The very first battle that Muhammad fought was at Badr, when a Meccan army of 300 was sent out to protect the caravans from Muslim raids. The Meccans did not threaten Muhammad, and (turning this Muslim myth on its ear) only fought in self-defense after they were attacked by the Muslims. Following the battle, Muhammad established the practice of executing surrendered captives – something that would be repeated on many other occasions.

The significance of this episode can hardly be overstated, because it sets in motion a long chain of Muslim violence that eventually passed right through the heart of America on September 11th. The early Muslims were not being threatened by those whom they attacked, and certainly not by those whom they had captured. They staged aggressive raids to eventually provoke war, just as al-Qaeda attempts to do in our time.

Muslims try to justify Muhammad's violence by claiming that he and his followers “suffered persecution” at the hands of the Meccans in an earlier episode, in which Muhammad was evicted from the city of Mecca and had to seek refuge at Medina. But even the worst of this persecution did not rise to the level of killing. Nor were Muhammad and his Muslims in any danger at all in their new home of Medina. They were free to get on with their lives.

Even Muhammad’s own men evidently questioned whether they should be pursuing and killing people who did not pose a threat to them, since it seemed to contradict earlier, more passive teachings. To convince them, Muhammad passed along a timely revelation from Allah stating that “the persecution of Muslims is worse than slaughter [of non-Muslims]” (Sura 2:191). This verse established the tacit principle that the authority of Muslims is of higher value even than the very lives of others. There is no larger context of morality against which acts are judged. All that matters is how an event impacts or benefits Muslims.

Under Muhammad, slaves and poets were executed, captives were beheaded, and adulterers were put into the ground and stoned. None of this was during the heat of battle or necessitated by self-defense.
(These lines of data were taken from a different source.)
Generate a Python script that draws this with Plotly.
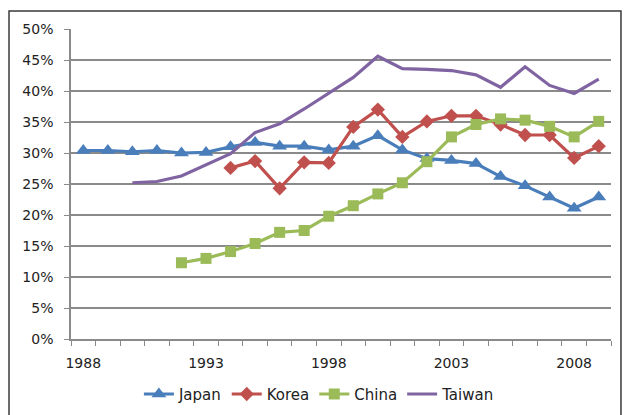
import plotly.graph_objects as go

years = list(range(1988, 2010))

japan = [30.4, 30.4, 30.2, 30.4, 30.0, 30.1, 31.0, 31.7, 31.1, 31.1, 30.5,
         31.1, 32.8, 30.5, 29.1, 28.8, 28.3, 26.2, 24.7, 22.9, 21.1, 22.9]
korea_years = list(range(1994, 2010))
korea = [27.6, 28.7, 24.3, 28.5, 28.4, 34.2, 37.0, 32.6, 35.1, 36.0, 36.0,
         34.6, 32.9, 32.9, 29.2, 31.1]
china_years = list(range(1992, 2010))
china = [12.3, 13.0, 14.1, 15.4, 17.2, 17.5, 19.8, 21.5, 23.4, 25.2, 28.6,
         32.6, 34.6, 35.5, 35.3, 34.3, 32.6, 35.1]
taiwan_years = list(range(1990, 2010))
taiwan = [25.2, 25.4, 26.3, 28.1, 29.9, 33.3, 34.7, 37.1, 39.6, 42.2, 45.6,
          43.6, 43.5, 43.3, 42.6, 40.6, 43.9, 40.9, 39.6, 41.9]

x_labels = [1988, 1993, 1998, 2003, 2008]
y_ticks = [0, 5, 10, 15, 20, 25, 30, 35, 40, 45, 50]

FONT = "DejaVu Sans"
GRID = "#8a8a8a"

fig = go.Figure()
fig.add_trace(go.Scatter(
    x=years, y=japan, name="Japan", mode="lines+markers",
    line=dict(color="#4a7ebb", width=3.2),
    marker=dict(symbol="triangle-up", size=13, color="#4a7ebb")))
fig.add_trace(go.Scatter(
    x=korea_years, y=korea, name="Korea", mode="lines+markers",
    line=dict(color="#c0504d", width=3.2),
    marker=dict(symbol="diamond", size=11, color="#c0504d")))
fig.add_trace(go.Scatter(
    x=china_years, y=china, name="China", mode="lines+markers",
    line=dict(color="#9bbb59", width=3.2),
    marker=dict(symbol="square", size=11, color="#9bbb59")))
fig.add_trace(go.Scatter(
    x=taiwan_years, y=taiwan, name="Taiwan", mode="lines",
    line=dict(color="#8064a2", width=3.2)))

fig.update_layout(
    width=628, height=415,
    margin=dict(l=71, r=17, t=29, b=76, autoexpand=False),
    paper_bgcolor="white", plot_bgcolor="white",
    font=dict(family=FONT, size=14, color="#222222"),
    showlegend=True,
    legend=dict(orientation="h", x=0.46, xanchor="center", y=-0.125,
                yanchor="top", font=dict(size=15), itemwidth=30,
                tracegroupgap=0),
    xaxis=dict(
        range=[1987.5, 2009.5], showgrid=False, zeroline=False,
        tickmode="array", tickvals=x_labels,
        ticktext=[str(v) for v in x_labels], ticks="",
        showline=True, linecolor=GRID, linewidth=1.5,
        minor=dict(tickmode="linear", tick0=1987.5, dtick=1,
                   ticks="outside", ticklen=5, tickcolor=GRID,
                   showgrid=False),
        tickfont=dict(size=14), ticklabelstandoff=10),
    yaxis=dict(
        range=[0, 50], tickvals=y_ticks,
        ticktext=[f"{v}%" for v in y_ticks],
        showgrid=True, gridcolor=GRID, gridwidth=1.5, zeroline=False,
        showline=True, linecolor=GRID, linewidth=1.5,
        ticks="outside", ticklen=5, tickcolor=GRID,
        tickfont=dict(size=14), ticklabelstandoff=8),
    shapes=[dict(type="rect", xref="paper", yref="paper",
                 x0=-0.1148, x1=1.0185, y0=-0.3, y1=1.058,
                 line=dict(color="#3a3a3a", width=1.5))],
)

fig.write_html("out.html")
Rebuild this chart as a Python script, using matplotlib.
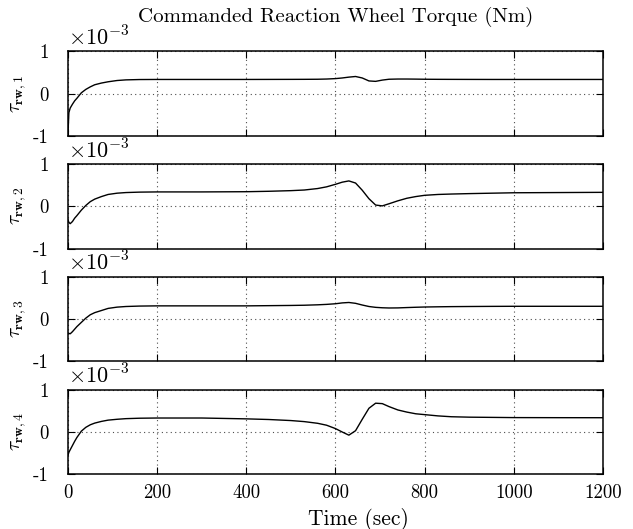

To this day, Islamic law mandates death for certain crimes such as blasphemy and apostasy.

Following his death, Muhammad’s companions stormed the Christian world - taking the Middle East, North Africa and parts of Europe. They attacked and conquered to the East as well, including Persia, Central Asia, and well into the Indian sub-continent. Few, if any, of these campaigns involved even the pretense of self-defense. They were about Jihad.